Unleash The Roar is not a magic bullet that will immediately take Singapore football out of the doldrums. But it does set a precursor for a better future.
Even if we don’t see any immediate results, it can prompt a shift in mindset among aspiring footballers and their families. These increased opportunities will help more fulfil their dreams. And young players displaying their passion on the pitch might convince their loved ones that there can be a future for them in the sport.
Professional or amateur, child or adult, no one goes out on the pitch to play badly. What more if they represent a team, or don a jersey as a Lion.
The same can be said for the youth teams. Many children and teenagers harbour aspirations of playing football professionally. Why else would they join football as a CCA or sign up for training classes or go for trials with professional teams?
Unleash The Roar gives them a better chance to do that.Yet if all we do is disparage and discourage, our next generation of sportsmen and sportswomen might be dissuaded from living up to their full potential.
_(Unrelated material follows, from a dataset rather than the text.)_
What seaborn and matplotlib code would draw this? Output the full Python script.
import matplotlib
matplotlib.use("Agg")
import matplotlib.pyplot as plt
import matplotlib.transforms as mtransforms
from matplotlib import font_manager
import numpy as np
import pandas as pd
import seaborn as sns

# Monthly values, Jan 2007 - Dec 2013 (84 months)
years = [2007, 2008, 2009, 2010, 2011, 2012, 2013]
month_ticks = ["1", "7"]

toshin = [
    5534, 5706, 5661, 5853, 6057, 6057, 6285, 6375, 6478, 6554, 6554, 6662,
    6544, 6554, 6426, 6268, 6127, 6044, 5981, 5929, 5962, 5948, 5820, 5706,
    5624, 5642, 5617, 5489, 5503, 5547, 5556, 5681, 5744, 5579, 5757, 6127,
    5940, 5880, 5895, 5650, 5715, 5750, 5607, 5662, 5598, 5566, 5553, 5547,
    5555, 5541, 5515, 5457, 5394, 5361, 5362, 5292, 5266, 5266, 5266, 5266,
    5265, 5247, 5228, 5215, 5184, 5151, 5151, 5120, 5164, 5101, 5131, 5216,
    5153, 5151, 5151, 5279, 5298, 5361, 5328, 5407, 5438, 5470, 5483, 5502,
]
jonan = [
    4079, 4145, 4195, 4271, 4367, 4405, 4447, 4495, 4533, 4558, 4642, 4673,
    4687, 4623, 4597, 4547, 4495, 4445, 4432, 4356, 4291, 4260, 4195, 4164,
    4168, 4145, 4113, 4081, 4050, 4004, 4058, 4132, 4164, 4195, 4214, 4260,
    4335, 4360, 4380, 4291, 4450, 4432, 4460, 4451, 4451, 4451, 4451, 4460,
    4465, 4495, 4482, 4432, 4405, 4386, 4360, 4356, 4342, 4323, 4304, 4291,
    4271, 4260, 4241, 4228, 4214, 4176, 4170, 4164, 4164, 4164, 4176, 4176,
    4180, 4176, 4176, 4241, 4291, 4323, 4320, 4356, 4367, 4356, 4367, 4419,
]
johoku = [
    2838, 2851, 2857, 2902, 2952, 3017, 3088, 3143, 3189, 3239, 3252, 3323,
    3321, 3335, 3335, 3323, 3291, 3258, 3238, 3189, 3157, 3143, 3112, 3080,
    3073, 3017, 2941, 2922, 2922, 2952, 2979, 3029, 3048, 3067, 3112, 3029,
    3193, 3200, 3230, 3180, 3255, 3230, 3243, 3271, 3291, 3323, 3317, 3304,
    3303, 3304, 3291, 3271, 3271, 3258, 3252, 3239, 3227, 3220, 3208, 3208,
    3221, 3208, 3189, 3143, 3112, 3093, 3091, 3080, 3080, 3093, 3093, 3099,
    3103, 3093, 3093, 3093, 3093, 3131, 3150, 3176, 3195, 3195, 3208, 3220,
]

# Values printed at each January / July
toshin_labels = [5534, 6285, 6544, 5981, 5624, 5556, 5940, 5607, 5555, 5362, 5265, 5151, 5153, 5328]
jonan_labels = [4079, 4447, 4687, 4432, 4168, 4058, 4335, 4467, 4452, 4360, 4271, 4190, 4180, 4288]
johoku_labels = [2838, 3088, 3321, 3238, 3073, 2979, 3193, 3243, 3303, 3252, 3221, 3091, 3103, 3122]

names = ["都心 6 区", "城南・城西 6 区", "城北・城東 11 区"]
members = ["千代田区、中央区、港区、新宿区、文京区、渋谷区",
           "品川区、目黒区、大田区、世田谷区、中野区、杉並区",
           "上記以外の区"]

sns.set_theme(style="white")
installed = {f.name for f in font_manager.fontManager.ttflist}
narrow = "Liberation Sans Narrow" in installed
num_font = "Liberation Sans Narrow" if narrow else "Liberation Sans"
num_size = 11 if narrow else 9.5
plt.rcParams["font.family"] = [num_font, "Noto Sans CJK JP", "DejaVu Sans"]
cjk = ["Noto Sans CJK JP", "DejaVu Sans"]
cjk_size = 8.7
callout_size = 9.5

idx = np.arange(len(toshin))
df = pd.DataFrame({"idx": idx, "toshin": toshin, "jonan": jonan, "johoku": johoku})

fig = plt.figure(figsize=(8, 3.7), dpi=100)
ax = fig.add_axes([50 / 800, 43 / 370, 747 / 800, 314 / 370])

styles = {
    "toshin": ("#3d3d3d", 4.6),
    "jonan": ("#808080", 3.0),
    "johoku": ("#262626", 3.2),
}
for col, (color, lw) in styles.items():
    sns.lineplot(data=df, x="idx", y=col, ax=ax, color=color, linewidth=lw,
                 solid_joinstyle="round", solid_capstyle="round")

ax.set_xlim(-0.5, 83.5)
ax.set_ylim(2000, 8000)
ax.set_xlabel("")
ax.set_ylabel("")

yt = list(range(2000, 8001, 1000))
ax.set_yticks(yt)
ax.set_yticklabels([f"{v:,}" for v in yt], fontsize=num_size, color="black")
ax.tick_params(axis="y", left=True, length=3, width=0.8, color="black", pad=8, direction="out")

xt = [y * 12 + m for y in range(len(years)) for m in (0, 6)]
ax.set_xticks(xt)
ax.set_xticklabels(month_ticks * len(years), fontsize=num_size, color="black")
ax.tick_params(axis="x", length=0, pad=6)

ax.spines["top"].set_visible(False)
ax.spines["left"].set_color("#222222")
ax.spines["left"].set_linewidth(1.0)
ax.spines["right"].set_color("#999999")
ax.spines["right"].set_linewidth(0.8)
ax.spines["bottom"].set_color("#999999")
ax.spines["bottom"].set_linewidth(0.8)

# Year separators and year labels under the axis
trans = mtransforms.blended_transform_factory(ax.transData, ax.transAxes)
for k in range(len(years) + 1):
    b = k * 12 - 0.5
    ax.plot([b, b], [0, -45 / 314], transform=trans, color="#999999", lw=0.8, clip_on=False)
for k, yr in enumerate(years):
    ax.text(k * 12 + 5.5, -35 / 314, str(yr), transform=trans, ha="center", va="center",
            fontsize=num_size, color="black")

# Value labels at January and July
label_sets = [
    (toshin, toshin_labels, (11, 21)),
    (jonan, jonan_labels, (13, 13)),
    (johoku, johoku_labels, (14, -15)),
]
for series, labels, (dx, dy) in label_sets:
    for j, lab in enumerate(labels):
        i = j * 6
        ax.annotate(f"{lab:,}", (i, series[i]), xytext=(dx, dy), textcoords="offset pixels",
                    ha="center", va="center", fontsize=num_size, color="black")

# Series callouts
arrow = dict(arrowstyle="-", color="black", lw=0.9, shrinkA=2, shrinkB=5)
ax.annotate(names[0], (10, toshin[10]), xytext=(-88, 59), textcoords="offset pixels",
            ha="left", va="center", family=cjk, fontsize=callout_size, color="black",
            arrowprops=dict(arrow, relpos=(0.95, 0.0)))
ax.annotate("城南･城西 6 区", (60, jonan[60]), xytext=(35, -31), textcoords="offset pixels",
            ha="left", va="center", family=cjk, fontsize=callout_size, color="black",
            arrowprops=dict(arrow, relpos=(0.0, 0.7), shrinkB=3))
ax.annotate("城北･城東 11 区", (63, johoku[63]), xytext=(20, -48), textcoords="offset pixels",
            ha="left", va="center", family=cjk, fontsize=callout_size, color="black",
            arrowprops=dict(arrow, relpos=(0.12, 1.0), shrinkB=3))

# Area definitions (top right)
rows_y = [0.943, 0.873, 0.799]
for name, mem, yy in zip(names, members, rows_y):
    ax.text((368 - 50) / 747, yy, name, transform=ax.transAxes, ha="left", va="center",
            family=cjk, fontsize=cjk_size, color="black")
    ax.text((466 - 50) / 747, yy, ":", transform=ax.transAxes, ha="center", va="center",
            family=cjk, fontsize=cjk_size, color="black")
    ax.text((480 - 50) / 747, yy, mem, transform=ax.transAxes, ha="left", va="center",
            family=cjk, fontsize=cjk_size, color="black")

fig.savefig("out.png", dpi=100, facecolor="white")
Dreamers aim high. So that even if we fall short, it may still be higher than if we’d aimed low and hit our target. Even if it seems all too far-fetched to us, the least we could do is lend our support, or failing that, hold our peace.
I believe that Unleash the Roar is a step in the right direction. (Ex-Arsenal manager Arsene Wenger agrees with me!) It sets the tone for the winds of change to make Singapore football (dare I say it) great again.
While we can’t control the outcome of this project, we can keep rooting for our young ones to develop their skills and chase their dreams, or simply play for the love of the game.
We may very well not qualify for the 2034 World Cup. However, we can use this initiative to nurture a greater love and passion for the Beautiful Game in Singapore. That builds a solid foundation for an even brighter future.
And that would be a goal worth chasing for.